The Bermuda Garrison was the military establishment maintained on the British Overseas Territory of Bermuda by the regular British Army, and its local militia and voluntary reserves from 1701 to 1957. The Garrison existed primarily to defend the Royal Naval Dockyard (HM Dockyard Bermuda) and other facilities in Bermuda that were important to Imperial security until the HM Dockyard was reduced to a base (a process that was carried out between 1951 and 1957).

Although the last professional soldiers (a detachment of the Duke of Cornwall's Light Infantry) were withdrawn in 1957, and the Garrison ceased to exist, two part-time components - the Bermuda Militia Artillery and the Bermuda Volunteer Rifle Corps (retitled Bermuda Rifles) - continued to exist until 1965, when they amalgamated to create the current Bermuda Regiment.

The English colony of Bermuda was settled accidentally in 1609 by the Virginia Company, when its flagship, the Sea Venture was wrecked off the archipelago. Although most of the settlers eventually completed their journey to Jamestown, Virginia, the company remained in possession of Bermuda, with Virginia's borders officially extended far enough out to sea to include Bermuda in 1612. In the same year, a Governor and more settlers arrived to join the three men left behind from the Sea Venture. From then until 1701, Bermuda's defence was left entirely in the hands of her own militias.

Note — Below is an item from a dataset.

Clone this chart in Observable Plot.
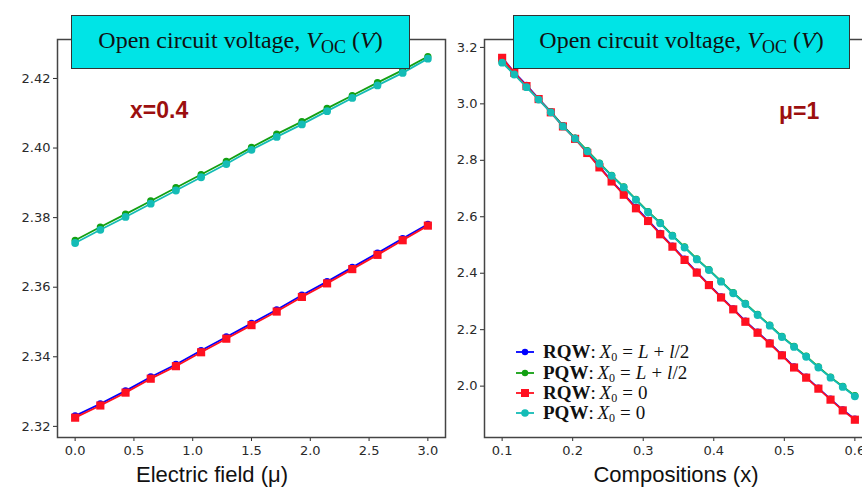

Bermuda's militia included a standing body of artillery men to garrison the forts built by the local government. The earliest of these forts built were the first stone fortifications (and buildings) in the English New World, the first coastal artillery, and are today the oldest English New World fortifications still standing. Together with St. George's town, the forts near the town (including the Castle Islands Fortifications) are today a UNESCO World Heritage Site.